The Dime Commercial Bank, originally known as the Dime Savings Bank of Williamsburgh, is a local, FDIC-insured bank headquartered in Hauppauge, New York. Founded in 1864, the bank was originally based in the Williamsburg neighborhood of Brooklyn, New York, and continues to operate with a strong market presence in the area. In 2017, Dime moved its headquarters to Brooklyn Heights. On Monday, February 1, 2021, Bridge Bancorp Inc. (BNB Bank) and Dime Commercial Bancshares (Dime Commercial Bank) successfully closed on a merger of equals. The bank headquarters is currently in Hauppauge, NY.

== History ==
Dime Commercial Bank first opened in Brooklyn on June 1, 1864. Founded by William Grandy, Dime was established as a mutual savings bank serving the growing immigrant and low-income populations in the area.

Dime weathered a series of economic ups and downs as conditions in Williamsburg changed, finally incorporating and becoming a publicly traded company on June 26, 1996. At the same time, Dime acquired Conestoga Bancorp, Inc. and its wholly owned subsidiary, Pioneer Savings Bank, making it the first simultaneous IPO/acquisition of its kind in the nation.
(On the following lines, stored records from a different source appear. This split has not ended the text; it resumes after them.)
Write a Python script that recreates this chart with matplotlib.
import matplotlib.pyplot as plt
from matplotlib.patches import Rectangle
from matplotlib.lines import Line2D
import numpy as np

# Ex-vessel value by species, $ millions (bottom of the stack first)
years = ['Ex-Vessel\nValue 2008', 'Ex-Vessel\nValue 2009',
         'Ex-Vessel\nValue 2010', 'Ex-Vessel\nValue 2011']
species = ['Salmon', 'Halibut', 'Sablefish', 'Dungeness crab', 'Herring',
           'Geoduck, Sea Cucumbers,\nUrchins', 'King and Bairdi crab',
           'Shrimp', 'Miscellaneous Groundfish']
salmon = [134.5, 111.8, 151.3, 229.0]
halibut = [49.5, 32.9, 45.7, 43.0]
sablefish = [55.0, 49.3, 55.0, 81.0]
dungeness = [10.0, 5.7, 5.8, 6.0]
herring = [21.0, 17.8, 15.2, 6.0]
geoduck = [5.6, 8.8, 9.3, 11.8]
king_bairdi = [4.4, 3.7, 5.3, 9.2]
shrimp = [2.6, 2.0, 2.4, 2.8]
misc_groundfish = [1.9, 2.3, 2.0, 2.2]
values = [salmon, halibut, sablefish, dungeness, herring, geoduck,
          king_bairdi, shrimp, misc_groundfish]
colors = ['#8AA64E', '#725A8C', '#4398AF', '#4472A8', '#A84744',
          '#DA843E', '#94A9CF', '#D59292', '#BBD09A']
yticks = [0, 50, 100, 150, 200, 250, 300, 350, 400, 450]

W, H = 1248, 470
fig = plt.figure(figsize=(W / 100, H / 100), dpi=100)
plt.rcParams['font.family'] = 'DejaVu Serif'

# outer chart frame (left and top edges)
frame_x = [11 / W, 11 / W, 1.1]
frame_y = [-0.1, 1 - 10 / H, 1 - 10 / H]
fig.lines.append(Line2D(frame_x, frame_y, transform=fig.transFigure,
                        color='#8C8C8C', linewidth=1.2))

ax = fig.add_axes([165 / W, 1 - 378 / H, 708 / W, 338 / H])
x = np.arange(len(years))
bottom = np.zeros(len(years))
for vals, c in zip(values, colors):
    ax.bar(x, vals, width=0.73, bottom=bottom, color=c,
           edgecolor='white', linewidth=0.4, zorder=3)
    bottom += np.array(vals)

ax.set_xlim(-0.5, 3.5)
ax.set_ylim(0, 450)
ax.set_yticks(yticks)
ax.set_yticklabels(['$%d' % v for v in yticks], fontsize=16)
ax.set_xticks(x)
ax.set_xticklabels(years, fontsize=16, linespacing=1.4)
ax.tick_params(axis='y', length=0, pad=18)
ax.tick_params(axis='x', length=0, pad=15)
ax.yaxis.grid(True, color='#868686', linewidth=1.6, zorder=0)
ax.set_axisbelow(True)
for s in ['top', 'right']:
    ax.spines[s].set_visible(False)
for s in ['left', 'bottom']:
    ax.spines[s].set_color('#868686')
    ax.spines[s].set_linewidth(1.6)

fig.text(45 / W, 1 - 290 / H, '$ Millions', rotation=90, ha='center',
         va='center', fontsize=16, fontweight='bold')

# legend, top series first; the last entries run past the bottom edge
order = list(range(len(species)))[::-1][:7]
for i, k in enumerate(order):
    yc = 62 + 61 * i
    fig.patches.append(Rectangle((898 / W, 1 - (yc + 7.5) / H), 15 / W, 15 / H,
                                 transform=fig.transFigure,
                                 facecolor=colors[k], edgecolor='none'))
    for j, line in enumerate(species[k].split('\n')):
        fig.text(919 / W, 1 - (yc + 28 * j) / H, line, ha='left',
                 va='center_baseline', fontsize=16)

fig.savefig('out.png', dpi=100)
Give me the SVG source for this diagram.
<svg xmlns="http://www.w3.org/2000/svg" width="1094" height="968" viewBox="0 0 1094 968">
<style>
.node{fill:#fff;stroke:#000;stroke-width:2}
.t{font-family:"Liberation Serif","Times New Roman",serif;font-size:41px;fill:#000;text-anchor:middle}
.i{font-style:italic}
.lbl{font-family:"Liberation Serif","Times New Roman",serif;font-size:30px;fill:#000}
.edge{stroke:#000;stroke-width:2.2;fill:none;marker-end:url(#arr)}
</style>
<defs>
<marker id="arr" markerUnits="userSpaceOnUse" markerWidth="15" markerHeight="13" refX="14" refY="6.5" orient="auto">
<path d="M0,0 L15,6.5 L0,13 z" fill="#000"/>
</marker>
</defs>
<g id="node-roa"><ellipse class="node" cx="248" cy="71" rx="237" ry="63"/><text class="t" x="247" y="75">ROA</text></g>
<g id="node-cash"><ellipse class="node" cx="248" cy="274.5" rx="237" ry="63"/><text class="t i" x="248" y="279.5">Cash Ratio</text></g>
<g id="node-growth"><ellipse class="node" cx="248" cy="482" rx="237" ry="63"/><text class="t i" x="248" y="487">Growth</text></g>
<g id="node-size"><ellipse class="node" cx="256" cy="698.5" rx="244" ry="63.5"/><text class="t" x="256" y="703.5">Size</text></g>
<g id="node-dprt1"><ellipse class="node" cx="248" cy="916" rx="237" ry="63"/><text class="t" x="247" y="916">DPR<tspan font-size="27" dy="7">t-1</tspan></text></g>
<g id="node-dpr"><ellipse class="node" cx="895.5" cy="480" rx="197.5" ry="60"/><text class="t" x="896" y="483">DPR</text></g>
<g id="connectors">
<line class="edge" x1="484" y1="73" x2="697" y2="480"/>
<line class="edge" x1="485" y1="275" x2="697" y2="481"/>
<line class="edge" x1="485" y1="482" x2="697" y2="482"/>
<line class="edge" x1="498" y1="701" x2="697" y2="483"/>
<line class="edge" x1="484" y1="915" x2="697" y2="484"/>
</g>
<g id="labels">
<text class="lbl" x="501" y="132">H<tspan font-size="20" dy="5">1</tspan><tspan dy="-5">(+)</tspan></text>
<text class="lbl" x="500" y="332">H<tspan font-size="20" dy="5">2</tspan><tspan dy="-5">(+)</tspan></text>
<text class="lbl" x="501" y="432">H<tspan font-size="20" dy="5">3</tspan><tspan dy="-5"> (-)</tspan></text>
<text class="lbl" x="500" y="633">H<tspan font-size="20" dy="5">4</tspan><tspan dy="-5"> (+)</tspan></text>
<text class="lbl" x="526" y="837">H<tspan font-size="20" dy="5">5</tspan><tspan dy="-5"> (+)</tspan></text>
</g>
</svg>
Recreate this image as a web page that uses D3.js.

In 1999, Dime acquired Financial Bancorp, Inc. (Financial Federal Savings Bank) for $74 million.

The bank is a wholly owned subsidiary of Dime Commercial Bancshares, Inc. (NYSE: DCOM), a publicly owned company. Dime Commercial Bancshares posted $6.7 billion in consolidated assets as of December 31, 2020. Dime finished among the top 5 on the S&P Global Market Intelligence thrift ranking ("S&P Global") for 9 consecutive years, from 2009 to 2017.

In 2017, Dime began to shift their focus to commercial and business banking. In August 2017, Dime announced they had been approved as a Small Business Administration (SBA) lender. The CEO, Kenneth J. Mahon, said, “the launch of our SBA lending program continues the expansion of our Business Banking division...We recognize that small businesses and entrepreneurs are important to the economic vibrancy of the communities we serve.”

Dime Commercial Bank operates 60+ branches throughout the New York metropolitan area in Brooklyn, Queens, the Bronx, Nassau, and Suffolk Counties.

In 2025, Dime announced the opening of its first location in Lakewood, situated in Lakewood, New Jersey (Lakewood).

== Notable buildings ==

Dime Commercial Bank's first location was in the basement of the First National Bank Building at the base of the Williamsburg Bridge, where it opened on June 1, 1864. Having outgrown the First National Bank building, Dime moved its headquarters to a new development in the Williamsburg Bridge Plaza on the corner of Havemeyer and South 5th Street. On January 16, 2017, Dime moved to its next headquarters at 300 Cadman Plaza West, Brooklyn, NY. Bank offices are now located in Hauppauge, NY.

The Havemeyer Street building at 209 Havemeyer Street (or 257 South 5th Street) was designated a New York City landmark by the New York City Landmarks Preservation Commission on March 27, 2018. The building was constructed in 1906–08, and was designed in the Neoclassical style by the firm of Helmle & Huberty.